(Task details)
Reproduce the listing below without changes, except that pictures are left out.

(Charts and diagrams as code)
────────────────
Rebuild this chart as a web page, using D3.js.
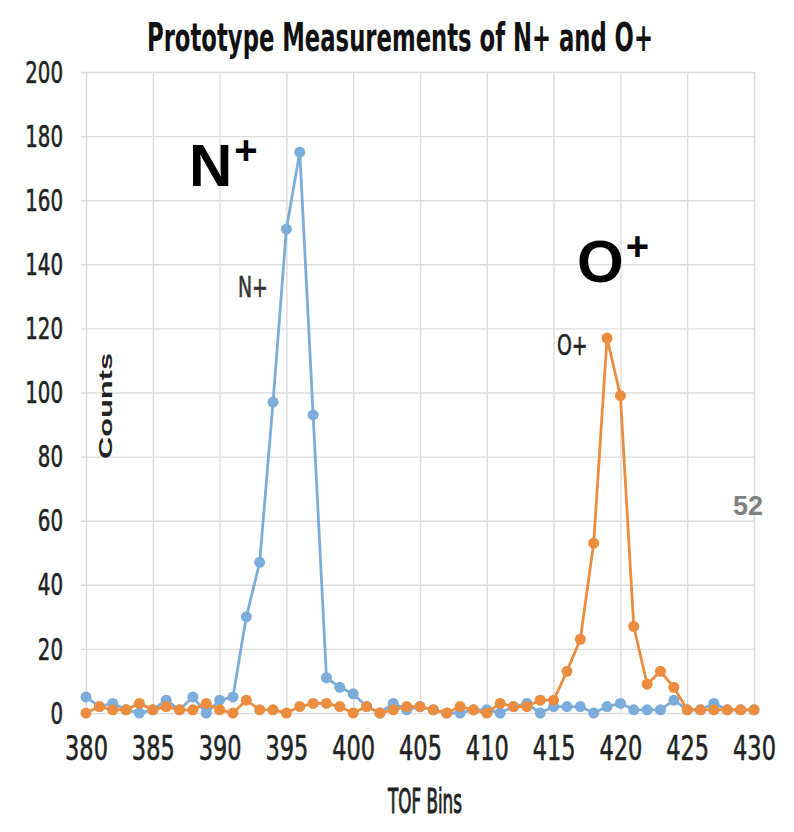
<!DOCTYPE html>
<html><head><meta charset="utf-8">
<script src="https://cdn.jsdelivr.net/npm/d3@7/dist/d3.min.js"></script>
<style>
html,body{margin:0;padding:0;background:#fff;}
svg{display:block;}
.narrow{font-family:"Liberation Sans Narrow","DejaVu Sans Condensed","Arial Narrow",sans-serif;}
</style></head>
<body>
<svg id="chart" width="794" height="832"></svg>
<script>
const bins = d3.range(380, 431);
const nPlus = [5,2,3,1,0,1,4,1,5,0,4,5,30,47,97,151,175,93,11,8,6,2,0,3,1,2,1,0,0,1,1,0,2,3,0,2,2,2,0,2,3,1,1,1,4,1,1,3,1,1,1];
const oPlus = [0,2,1,1,3,1,2,1,1,3,1,0,4,1,1,0,2,3,3,2,0,2,0,1,2,2,1,0,2,1,0,3,2,2,4,4,13,23,53,117,99,27,9,13,8,1,1,1,1,1,1];
const xTicks = [380,385,390,395,400,405,410,415,420,425,430];
const yTicks = [0,20,40,60,80,100,120,140,160,180,200];
const title = "Prototype Measurements of N+ and O+";
const xTitle = "TOF Bins";
const yTitle = "Counts";

const svg = d3.select("#chart");
const x = d3.scaleLinear().domain([380, 430]).range([86, 754]);
const y = d3.scaleLinear().domain([0, 200]).range([713, 72]);
const SY = 1.35;

// grid + y axis
const gy = svg.append("g").attr("transform", "translate(86,0)")
  .call(d3.axisLeft(y).tickValues(yTicks).tickSize(-(754-86)).tickPadding(23));
gy.select(".domain").remove();
gy.selectAll(".tick line").attr("stroke", "#dcdcdc").attr("stroke-width", 1.4).attr("x1", 754-86).attr("x2", -5);
gy.selectAll(".tick text").attr("class","narrow").attr("font-size", 22).attr("fill", "#222")
  .attr("stroke","#222").attr("stroke-width",0.4)
  .attr("dy", null).attr("y", 0)
  .attr("transform", `translate(0,${7.5*SY}) scale(1,${SY})`);

const gx = svg.append("g").attr("transform", "translate(0,713)")
  .call(d3.axisBottom(x).tickValues(xTicks).tickSize(-(713-72)).tickPadding(0));
gx.select(".domain").remove();
gx.selectAll(".tick line").attr("stroke", "#dcdcdc").attr("stroke-width", 1.4);
gx.selectAll(".tick text").attr("class","narrow").attr("font-size", 25).attr("fill", "#222")
  .attr("stroke","#222").attr("stroke-width",0.4)
  .attr("dy", null).attr("y", 0)
  .attr("transform", `translate(0,${47}) scale(1,${SY})`);

// series
function drawSeries(vals, color) {
  const data = bins.map((b, i) => [b, vals[i]]);
  svg.append("path").datum(data)
    .attr("fill", "none").attr("stroke", color).attr("stroke-width", 2.8)
    .attr("stroke-linejoin", "round")
    .attr("d", d3.line().x(d => x(d[0])).y(d => y(d[1])));
  svg.append("g").selectAll("circle").data(data).join("circle")
    .attr("cx", d => x(d[0])).attr("cy", d => y(d[1])).attr("r", 5.5)
    .attr("fill", color);
}
drawSeries(nPlus, "#7cacda");
drawSeries(oPlus, "#eb8c3e");

// title
svg.append("text").attr("class","narrow").attr("x", 400).attr("y", 0)
  .attr("text-anchor", "middle").attr("font-size", 26).attr("font-weight", "bold").attr("fill", "#111")
  .attr("transform", `translate(0,${51}) scale(1,1.5)`)
  .attr("textLength", 506).attr("lengthAdjust", "spacingAndGlyphs")
  .text(title);

// axis titles
svg.append("text").attr("class","narrow").attr("x", 0).attr("y", 0)
  .attr("text-anchor", "middle").attr("font-size", 24).attr("fill", "#222")
  .attr("stroke","#222").attr("stroke-width",0.7)
  .attr("transform", `translate(425,813) scale(1,1.4)`)
  .attr("textLength", 74).attr("lengthAdjust", "spacingAndGlyphs")
  .text(xTitle);
svg.append("text").attr("x", 0).attr("y", 0)
  .attr("text-anchor", "middle").attr("font-family","Liberation Sans, Arial, sans-serif")
  .attr("font-size", 19).attr("font-weight", "bold").attr("fill", "#222")
  .attr("transform", "translate(112,406) rotate(-90)")
  .attr("textLength", 106).attr("lengthAdjust", "spacingAndGlyphs")
  .text(yTitle);

// big annotations
function bigLabel(px, py, base) {
  const t = svg.append("text").attr("x", px).attr("y", py)
    .attr("font-family","Liberation Sans, Arial, sans-serif").attr("font-weight","bold")
    .attr("font-size", 60).attr("fill","#000");
  t.append("tspan").text(base);
  t.append("tspan").attr("font-size", 40).attr("dy", -22).attr("dx", 2).text("+");
}
bigLabel(189, 186, "N");
bigLabel(577, 282, "O");

// small annotations
svg.append("text").attr("class","narrow").attr("x",0).attr("y",0).attr("font-size",21).attr("fill","#333")
  .attr("stroke","#333").attr("stroke-width",0.4)
  .attr("transform",`translate(238,297) scale(1,${SY})`).text("N+");
svg.append("text").attr("class","narrow").attr("x",0).attr("y",0).attr("font-size",21).attr("fill","#222")
  .attr("stroke","#222").attr("stroke-width",0.4)
  .attr("transform",`translate(557,355) scale(1,${SY})`).text("O+");

// page number
svg.append("text").attr("x", 748).attr("y", 515).attr("text-anchor","middle")
  .attr("font-family","Liberation Sans, Arial, sans-serif").attr("font-weight","bold")
  .attr("font-size", 27).attr("fill","#7f7f7f").text("52");
</script>
</body></html>
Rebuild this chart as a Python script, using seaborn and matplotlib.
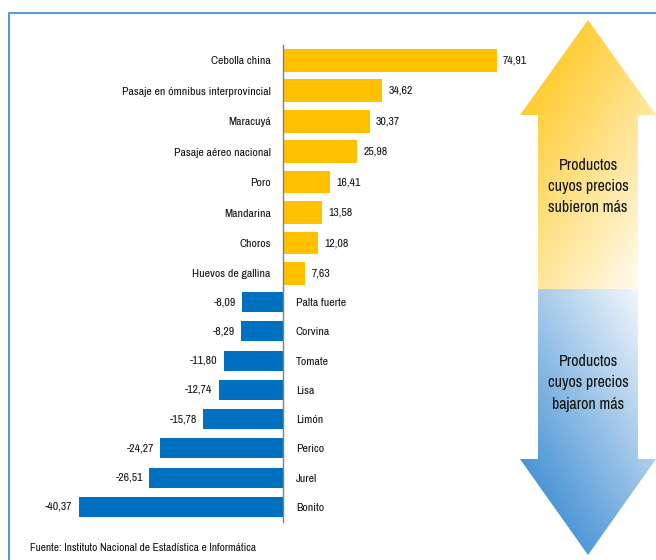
────────────────
(Task response)
Rebuild this chart as a web page, using D3.js.
<!DOCTYPE html>
<html><head><meta charset="utf-8">
<script src="https://cdn.jsdelivr.net/npm/d3@7/dist/d3.min.js"></script>
<style>
html,body{margin:0;padding:0;background:#fff;}
svg{display:block;}
.narrow{font-family:"Liberation Sans Narrow","DejaVu Sans Condensed","Arial Narrow",sans-serif;}
</style></head>
<body>
<svg id="chart" width="794" height="832"></svg>
<script>
const bins = d3.range(380, 431);
const nPlus = [5,2,3,1,0,1,4,1,5,0,4,5,30,47,97,151,175,93,11,8,6,2,0,3,1,2,1,0,0,1,1,0,2,3,0,2,2,2,0,2,3,1,1,1,4,1,1,3,1,1,1];
const oPlus = [0,2,1,1,3,1,2,1,1,3,1,0,4,1,1,0,2,3,3,2,0,2,0,1,2,2,1,0,2,1,0,3,2,2,4,4,13,23,53,117,99,27,9,13,8,1,1,1,1,1,1];
const xTicks = [380,385,390,395,400,405,410,415,420,425,430];
const yTicks = [0,20,40,60,80,100,120,140,160,180,200];
const title = "Prototype Measurements of N+ and O+";
const xTitle = "TOF Bins";
const yTitle = "Counts";

const svg = d3.select("#chart");
const x = d3.scaleLinear().domain([380, 430]).range([86, 754]);
const y = d3.scaleLinear().domain([0, 200]).range([713, 72]);
const SY = 1.35;

// grid + y axis
const gy = svg.append("g").attr("transform", "translate(86,0)")
  .call(d3.axisLeft(y).tickValues(yTicks).tickSize(-(754-86)).tickPadding(23));
gy.select(".domain").remove();
gy.selectAll(".tick line").attr("stroke", "#dcdcdc").attr("stroke-width", 1.4).attr("x1", 754-86).attr("x2", -5);
gy.selectAll(".tick text").attr("class","narrow").attr("font-size", 22).attr("fill", "#222")
  .attr("stroke","#222").attr("stroke-width",0.4)
  .attr("dy", null).attr("y", 0)
  .attr("transform", `translate(0,${7.5*SY}) scale(1,${SY})`);

const gx = svg.append("g").attr("transform", "translate(0,713)")
  .call(d3.axisBottom(x).tickValues(xTicks).tickSize(-(713-72)).tickPadding(0));
gx.select(".domain").remove();
gx.selectAll(".tick line").attr("stroke", "#dcdcdc").attr("stroke-width", 1.4);
gx.selectAll(".tick text").attr("class","narrow").attr("font-size", 25).attr("fill", "#222")
  .attr("stroke","#222").attr("stroke-width",0.4)
  .attr("dy", null).attr("y", 0)
  .attr("transform", `translate(0,${47}) scale(1,${SY})`);

// series
function drawSeries(vals, color) {
  const data = bins.map((b, i) => [b, vals[i]]);
  svg.append("path").datum(data)
    .attr("fill", "none").attr("stroke", color).attr("stroke-width", 2.8)
    .attr("stroke-linejoin", "round")
    .attr("d", d3.line().x(d => x(d[0])).y(d => y(d[1])));
  svg.append("g").selectAll("circle").data(data).join("circle")
    .attr("cx", d => x(d[0])).attr("cy", d => y(d[1])).attr("r", 5.5)
    .attr("fill", color);
}
drawSeries(nPlus, "#7cacda");
drawSeries(oPlus, "#eb8c3e");

// title
svg.append("text").attr("class","narrow").attr("x", 400).attr("y", 0)
  .attr("text-anchor", "middle").attr("font-size", 26).attr("font-weight", "bold").attr("fill", "#111")
  .attr("transform", `translate(0,${51}) scale(1,1.5)`)
  .attr("textLength", 506).attr("lengthAdjust", "spacingAndGlyphs")
  .text(title);

// axis titles
svg.append("text").attr("class","narrow").attr("x", 0).attr("y", 0)
  .attr("text-anchor", "middle").attr("font-size", 24).attr("fill", "#222")
  .attr("stroke","#222").attr("stroke-width",0.7)
  .attr("transform", `translate(425,813) scale(1,1.4)`)
  .attr("textLength", 74).attr("lengthAdjust", "spacingAndGlyphs")
  .text(xTitle);
svg.append("text").attr("x", 0).attr("y", 0)
  .attr("text-anchor", "middle").attr("font-family","Liberation Sans, Arial, sans-serif")
  .attr("font-size", 19).attr("font-weight", "bold").attr("fill", "#222")
  .attr("transform", "translate(112,406) rotate(-90)")
  .attr("textLength", 106).attr("lengthAdjust", "spacingAndGlyphs")
  .text(yTitle);

// big annotations
function bigLabel(px, py, base) {
  const t = svg.append("text").attr("x", px).attr("y", py)
    .attr("font-family","Liberation Sans, Arial, sans-serif").attr("font-weight","bold")
    .attr("font-size", 60).attr("fill","#000");
  t.append("tspan").text(base);
  t.append("tspan").attr("font-size", 40).attr("dy", -22).attr("dx", 2).text("+");
}
bigLabel(189, 186, "N");
bigLabel(577, 282, "O");

// small annotations
svg.append("text").attr("class","narrow").attr("x",0).attr("y",0).attr("font-size",21).attr("fill","#333")
  .attr("stroke","#333").attr("stroke-width",0.4)
  .attr("transform",`translate(238,297) scale(1,${SY})`).text("N+");
svg.append("text").attr("class","narrow").attr("x",0).attr("y",0).attr("font-size",21).attr("fill","#222")
  .attr("stroke","#222").attr("stroke-width",0.4)
  .attr("transform",`translate(557,355) scale(1,${SY})`).text("O+");

// page number
svg.append("text").attr("x", 748).attr("y", 515).attr("text-anchor","middle")
  .attr("font-family","Liberation Sans, Arial, sans-serif").attr("font-weight","bold")
  .attr("font-size", 27).attr("fill","#7f7f7f").text("52");
</script>
</body></html>
Rebuild this chart as a Python script, using seaborn and matplotlib.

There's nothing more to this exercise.